Yo ruego por ellos; no ruego por el mundo, sino por los que me diste, porque tuyos son.
Y todo lo mío es tuyo, y lo tuyo mío; y he sido glorificado en ellos.”
(Está hablando de aquellos, repito, que poseen el mismo sacerdocio que ustedes, hermanos que están aquí delante de mí, portadores del Sacerdocio de Melquisedec.)
“Y ya no estoy en el mundo; mas éstos están en el mundo, y yo voy a ti.

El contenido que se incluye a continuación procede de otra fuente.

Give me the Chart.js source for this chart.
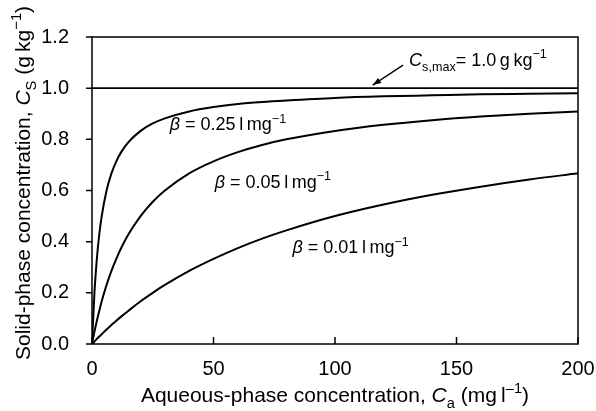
<!DOCTYPE html>
<html>
<head>
<meta charset="UTF-8">
<title>Langmuir isotherms</title>
<script src="https://cdn.jsdelivr.net/npm/chart.js@4/dist/chart.umd.min.js"></script>
<style>
  html, body { margin: 0; padding: 0; background: #fff; }
  #holder { width: 596px; height: 411px; }
</style>
</head>
<body>
<div id="holder"><canvas id="chart-area" width="596" height="411"></canvas></div>
<script>
// aqueous-phase concentration Ca (mg/l)
var caValues = [0, 1, 2, 3, 4, 6, 8, 10, 12, 15, 20, 25, 30, 40, 50, 60, 70, 80, 100, 120, 140, 160, 180, 200];
// solid-phase concentration Cs (g/kg) for each beta
var beta025 = [0, 0.200, 0.333, 0.429, 0.500, 0.600, 0.667, 0.714, 0.750, 0.789, 0.833, 0.862, 0.882, 0.909, 0.926, 0.938, 0.946, 0.952, 0.962, 0.968, 0.972, 0.976, 0.978, 0.980];
var beta005 = [0, 0.048, 0.091, 0.130, 0.167, 0.231, 0.286, 0.333, 0.375, 0.429, 0.500, 0.556, 0.600, 0.667, 0.714, 0.750, 0.778, 0.800, 0.833, 0.857, 0.875, 0.889, 0.900, 0.909];
var beta001 = [0, 0.010, 0.020, 0.029, 0.038, 0.057, 0.074, 0.091, 0.107, 0.130, 0.167, 0.200, 0.231, 0.286, 0.333, 0.375, 0.412, 0.444, 0.500, 0.545, 0.583, 0.615, 0.643, 0.667];
var csMax = 1.0;
var xTicks = [0, 50, 100, 150, 200];
var yTicks = [0, 0.2, 0.4, 0.6, 0.8, 1.0, 1.2];

var FONT = '"Liberation Sans", Arial, Helvetica, sans-serif';

function pts(ys) {
  return caValues.map(function (x, i) { return { x: x, y: ys[i] }; });
}

function curve(ys) {
  return {
    data: pts(ys),
    borderColor: '#000',
    borderWidth: 2,
    pointRadius: 0,
    fill: false,
    cubicInterpolationMode: 'monotone'
  };
}

// draw a run of text pieces: {t, it (italic), d: 'sub'|'sup'}
function richText(ctx, parts, x, y, size, align) {
  function fontOf(p) {
    var s = p.d ? size * 0.7 : size;
    return (p.it ? 'italic ' : '') + s + 'px ' + FONT;
  }
  var total = 0;
  parts.forEach(function (p) { ctx.font = fontOf(p); total += ctx.measureText(p.t).width; });
  var cx = align === 'center' ? x - total / 2 : x;
  ctx.textBaseline = 'alphabetic';
  ctx.textAlign = 'left';
  parts.forEach(function (p) {
    ctx.font = fontOf(p);
    var dy = p.d === 'sub' ? size * 0.3 : (p.d === 'sup' ? -size * 0.42 : 0);
    ctx.fillText(p.t, cx, y + dy);
    cx += ctx.measureText(p.t).width;
  });
}

var decorations = {
  id: 'decorations',
  afterDraw: function (chart) {
    var ctx = chart.ctx, a = chart.chartArea;
    var xs = chart.scales.x, ys = chart.scales.y;
    ctx.save();
    ctx.strokeStyle = '#000';
    ctx.fillStyle = '#000';
    ctx.lineWidth = 1.5;
    ctx.strokeRect(a.left, a.top, a.right - a.left, a.bottom - a.top);

    // y ticks point outward, x ticks point inward
    ctx.beginPath();
    yTicks.forEach(function (v) {
      var py = ys.getPixelForValue(v);
      ctx.moveTo(a.left - 6, py); ctx.lineTo(a.left, py);
    });
    xTicks.forEach(function (v) {
      var px = xs.getPixelForValue(v);
      ctx.moveTo(px, a.bottom); ctx.lineTo(px, a.bottom - 7);
    });
    ctx.stroke();

    // x tick labels
    ctx.font = '20px ' + FONT;
    ctx.textAlign = 'center';
    ctx.textBaseline = 'alphabetic';
    xTicks.forEach(function (v) {
      ctx.fillText(String(v), xs.getPixelForValue(v), a.bottom + 31);
    });

    // axis titles
    richText(ctx, [
      { t: 'Aqueous-phase concentration, ' }, { t: 'C', it: true }, { t: 'a', d: 'sub' },
      { t: ' (mg\u2009l' }, { t: '\u20131', d: 'sup' }, { t: ')' }
    ], (a.left + a.right) / 2, 402, 21, 'center');

    ctx.save();
    ctx.translate(30, 183);
    ctx.rotate(-Math.PI / 2);
    richText(ctx, [
      { t: 'Solid-phase concentration, ' }, { t: 'C', it: true }, { t: 'S', d: 'sub' },
      { t: ' (g\u2009kg' }, { t: '\u22121', d: 'sup' }, { t: ')' }
    ], 0, 0, 21, 'center');
    ctx.restore();

    // curve labels
    function lbl(parts, xv, yv) {
      richText(ctx, parts, xs.getPixelForValue(xv), ys.getPixelForValue(yv), 18, 'left');
    }
    lbl([{ t: '\u03b2', it: true }, { t: ' = 0.25\u2009l\u2009mg' }, { t: '\u22121', d: 'sup' }], 32, 0.835);
    lbl([{ t: '\u03b2', it: true }, { t: ' = 0.05\u2009l\u2009mg' }, { t: '\u22121', d: 'sup' }], 50.5, 0.61);
    lbl([{ t: '\u03b2', it: true }, { t: ' = 0.01\u2009l\u2009mg' }, { t: '\u22121', d: 'sup' }], 82.5, 0.355);
    lbl([{ t: 'C', it: true }, { t: 's,max', d: 'sub' }, { t: '= 1.0\u2009g\u2009kg' }, { t: '\u22121', d: 'sup' }], 130.5, 1.088);

    // arrow pointing at the Cs,max line
    var x1 = xs.getPixelForValue(128), y1 = ys.getPixelForValue(1.09);
    var x2 = xs.getPixelForValue(115.5), y2 = ys.getPixelForValue(1.012);
    ctx.lineWidth = 1.3;
    ctx.beginPath(); ctx.moveTo(x1, y1); ctx.lineTo(x2, y2); ctx.stroke();
    var ang = Math.atan2(y2 - y1, x2 - x1);
    ctx.beginPath();
    ctx.moveTo(x2, y2);
    ctx.lineTo(x2 - 9 * Math.cos(ang - 0.35), y2 - 9 * Math.sin(ang - 0.35));
    ctx.lineTo(x2 - 9 * Math.cos(ang + 0.35), y2 - 9 * Math.sin(ang + 0.35));
    ctx.closePath(); ctx.fill();
    ctx.restore();
  }
};

var config = {
  type: 'line',
  data: {
    datasets: [
      curve(beta025),
      curve(beta005),
      curve(beta001),
      {
        data: [{ x: 0, y: csMax }, { x: 200, y: csMax }],
        borderColor: '#000',
        borderWidth: 1.6,
        pointRadius: 0,
        fill: false
      }
    ]
  },
  options: {
    responsive: false,
    animation: false,
    layout: { padding: { left: 0, right: 18, top: 37, bottom: 0 } },
    plugins: { legend: { display: false }, tooltip: { enabled: false } },
    scales: {
      x: {
        type: 'linear', min: 0, max: 200,
        afterFit: function (s) { s.height = 67; },
        grid: { display: false }, border: { display: false },
        ticks: { display: false }
      },
      y: {
        min: 0, max: 1.2,
        afterBuildTicks: function (s) { s.ticks = yTicks.map(function (v) { return { value: v }; }); },
        afterFit: function (s) { s.width = 92; },
        grid: { display: false }, border: { display: false },
        ticks: {
          color: '#000', padding: 15, font: { family: FONT, size: 20 },
          callback: function (v) { return Number(v).toFixed(1); }
        }
      }
    }
  },
  plugins: [decorations]
};

window.onload = function () {
  var ctx = document.getElementById('chart-area').getContext('2d');
  window.myLine = new Chart(ctx, config);
};
</script>
</body>
</html>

Padre Santo, a los que me has dado, guárdalos en tu nombre, para que sean uno, así como nosotros.
Cuando estaba con ellos en el mundo, yo los guardaba en tu nombre; a los que me diste, yo los guardé, y ninguno de ellos se perdió, sino el hijo de perdición, para que se cumpliese la Escritura.
Pero ahora voy a ti, y hablo esto en el mundo, para que tengan mi gozo cumplido en sí mismos.
Yo les he dado tu palabra; y el mundo los aborreció porque no son del mundo, como tampoco yo soy del mundo.
No ruego que los quites del mundo, sino que los guardes del mal.
No son del mundo, como tampoco yo soy del mundo.
Santifícalos en tu verdad; tu palabra es verdad.
Como tú me enviaste al mundo, así yo los he enviado al mundo.
Y por ellos yo me santifico a mí mismo, para que también ellos sean santificados en la verdad.
Mas no ruego solamente por éstos, sino también por los que han de creer en mí por la palabra de ellos;
Para que todos sean uno; como tú, oh Padre, en mí, y yo en ti, que también ellos sean uno en nosotros; para que el mundo crea que tú me enviaste.
La gloria que me diste, yo les he dado, para que sean uno, así como nosotros somos uno.
Yo en ellos, y tú en mí, para que sean perfectos en unidad, para que el mundo conozca que tú me enviaste, y que los has amado a ellos como también a mí me has amado.
Padre, aquellos que me has dado, quiero que donde yo estoy, también ellos estén conmigo, para que vean mi gloria que me has dado; porque me has amado desde antes de la fundación del mundo.
Padre justo, el mundo no te ha conocido, pero yo te he conocido, y éstos han conocido que tú me enviaste.
Y les he dado a conocer tu nombre, y lo daré a conocer aún, para que el amor con que me has amado esté en ellos, y yo en ellos.”
—Juan 17:8–26

Hermanos, considero que esa es una oración ofrecida por nosotros, tan aplicable a nosotros como lo fue para los apóstoles en cuyo favor inmediato Cristo estaba intercediendo.

Que el Señor nos conceda la unidad, la fe, los poderes por los cuales él oró para que sus discípulos los tuvieran, es mi humilde oración, en el nombre de Jesús. Amén.